Jose Valverde threw a few pitches during Detroit's workout, then returned to the dugout as upbeat as usual.
Valverde's role for the World Series still isn't clear, but the right-hander doesn't seem to mind.
"I don't care. All I want is to be a champion," he said. "If I had to start, I'd do it."
Valverde has been Detroit's closer for three years and didn't blow a save through all of 2011, but this postseason has been ugly. He lost Game 4 of the division series against Oakland and gave up four runs in the AL championship series opener against the New York Yankees. The Tigers went on to win that game and sweep the series, but Valverde hasn't been used since.
The World Series begins Wednesday at either St. Louis or San Francisco. Valverde sounds confident he's made the necessary mechanical adjustments, and so does manager Jim Leyland.
"I think everybody's making too big of a deal of the Valverde situation. Valverde's going to be ready. There's nothing wrong with Valverde. He's going to be fine," Leyland said. "I got a kick out of it. Nobody wanted me to pitch him, but everybody asks me every day if he's going to be the closer. I don't know what they expect, but I'm going to just see what happens."
Leyland went with other options after Valverde's meltdown against the Yankees. Left-hander Phil Coke got the save in Games 2 and 3.
The more flexible approach to the late innings allowed Leyland to use Coke in crucial spots against a New York lineup that has plenty of left-handed power. Against the Cardinals or Giants, Valverde might be back in his old role. Aside from Coke, Detroit's top relief options include right-handers Joaquin Benoit, Octavio Dotel and Al Alburquerque. Benoit has had difficulty keeping the ball in the park this season.
"Sometimes the biggest out is in the seventh inning or eighth inning, not always in the ninth inning," Leyland said during the series against New York. "That's why when you start going by committee, that's what 'committee' means. You say, 'This is the most important out I have to get. I will use my bullet now and take my chances later.'"
Still, Leyland sounds ready for Valverde to contribute again.
"To me, you've got to pinch hit in the National League cities, you're going to have to use your pitchers, so if you get behind, that's just the way it is," Leyland said. "I think he'll be a big part of this World Series."
Coke, meanwhile, has been in the spotlight more than usual, and he's certainly enjoying the ride.
"I don't have any idea what's going on. I just know I'm having a good time," Coke said recently. "And we have a common goal that we're trying to achieve, and the last thing I want to be known for is the one that didn't do his job."
Coke's performance probably earned him a bit more leeway with Leyland. The manager didn't seem to mind the fact that Coke accidently nicked him on the head with a bottle during the postgame celebration after the finale against the Yankees.

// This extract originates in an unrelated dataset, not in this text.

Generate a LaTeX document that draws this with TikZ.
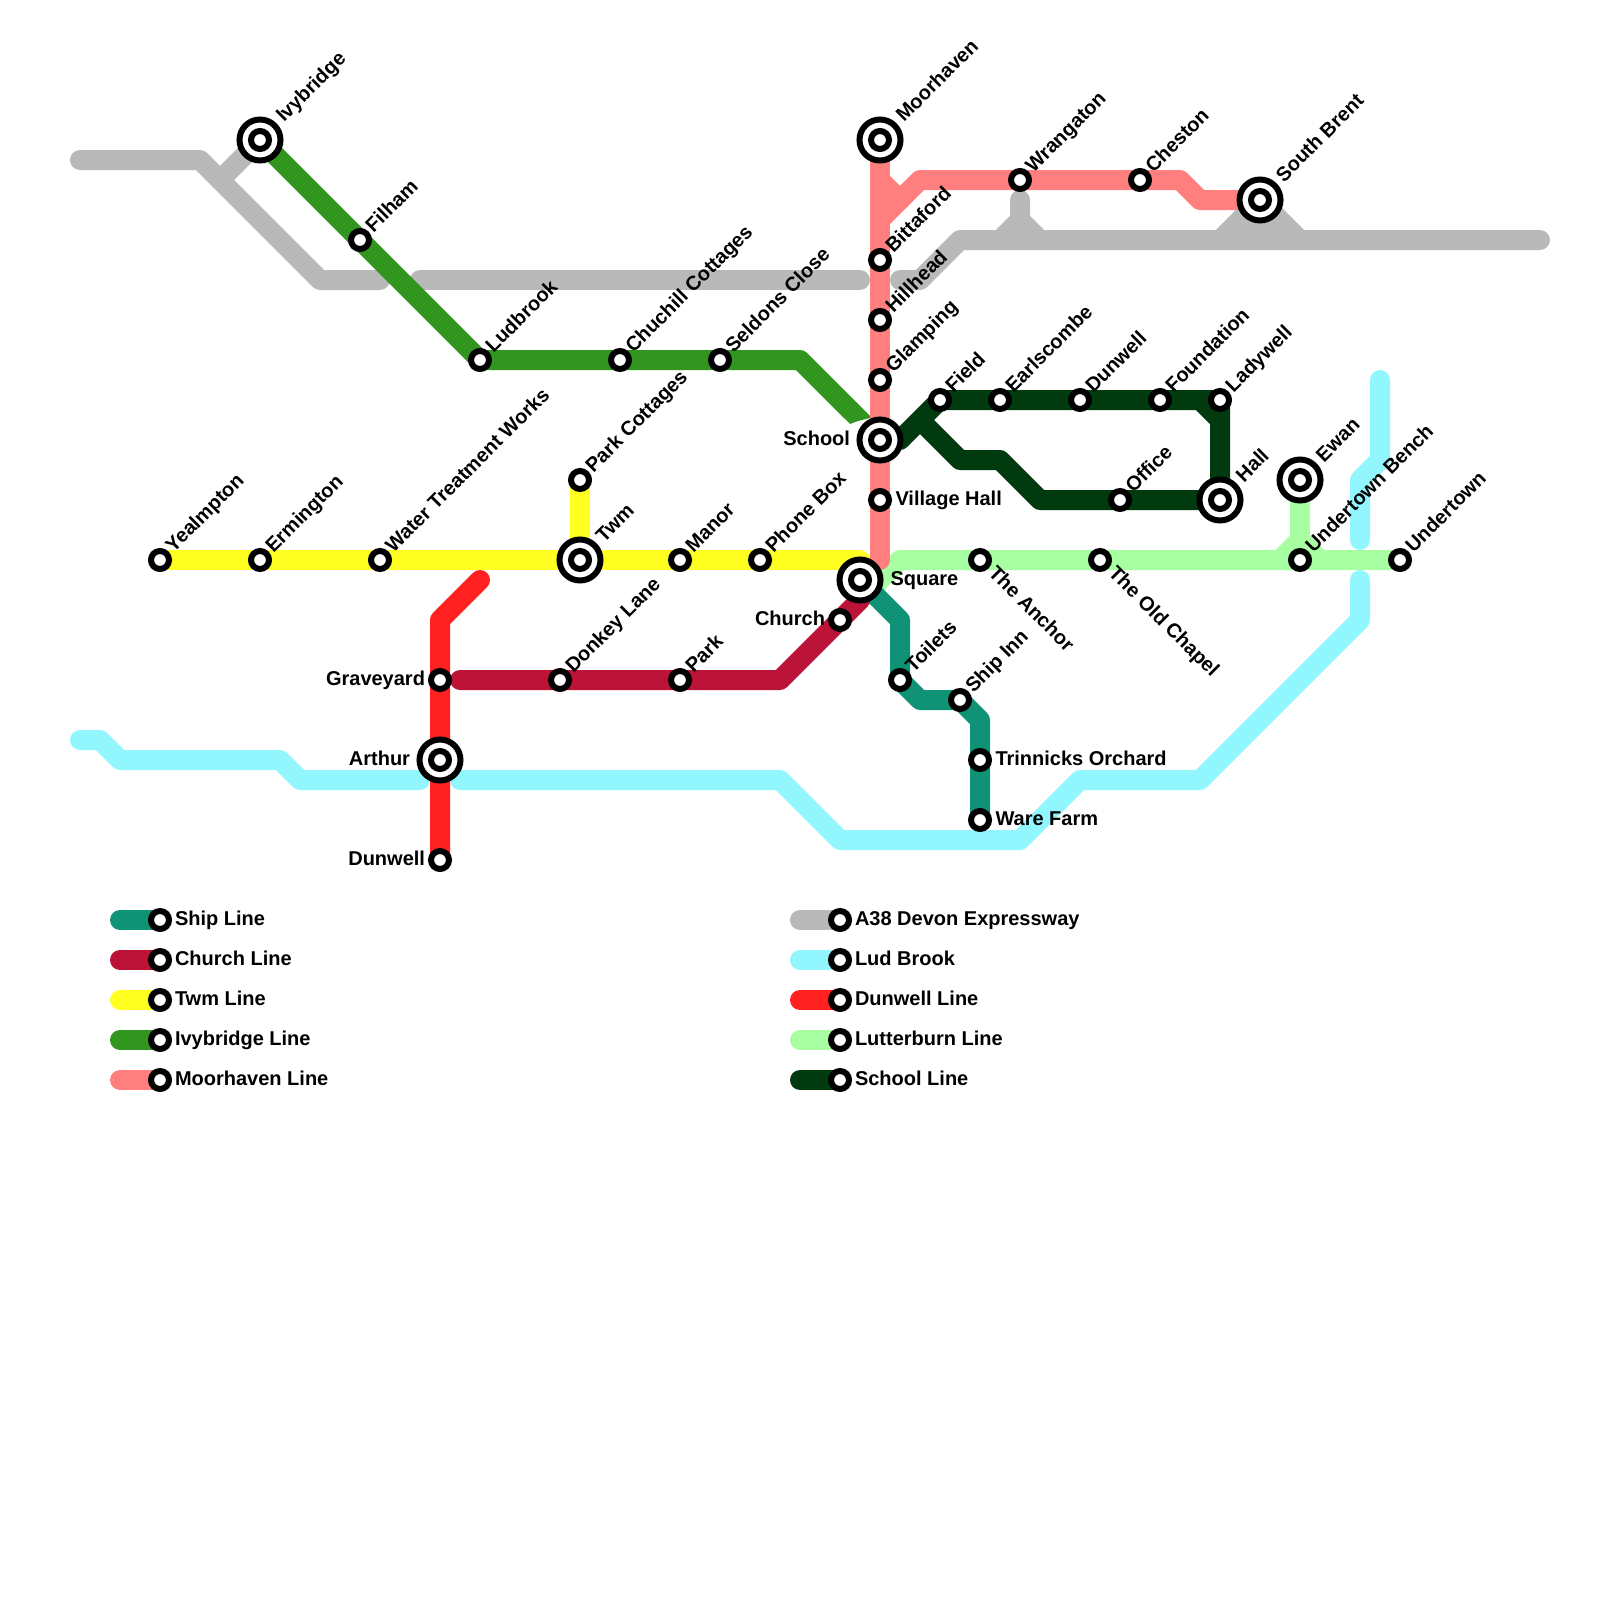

"That was just Phil Coke pouring champagne. I got real cold. I usually don't go out in those celebrations. But they got me, and I was freezing, so I jumped up and he was — as Phil Coke will do — he kept dousing the thing," Leyland said. "Well, as he poured the bottle down, I jumped up. Well, he hit my bald spot in the back, split my head open, but fortunately it was just a big scab. It didn't slice it open. I didn't need stitches or anything. After a couple more vodkas and cranberries, I didn't feel anything."
It's been a trying year at times for Leyland, who admitted his team underachieved for much of the season. But now Detroit is ready for a chance to shine on the game's biggest stage.
"I can't tell you how many free meals I've had in the past 24 hours. I'm almost embarrassed, but every time I go to pay a check they said somebody picked it up," Leyland said. "They've been great, really neat, in the grocery store and stuff everybody's pumped up obviously."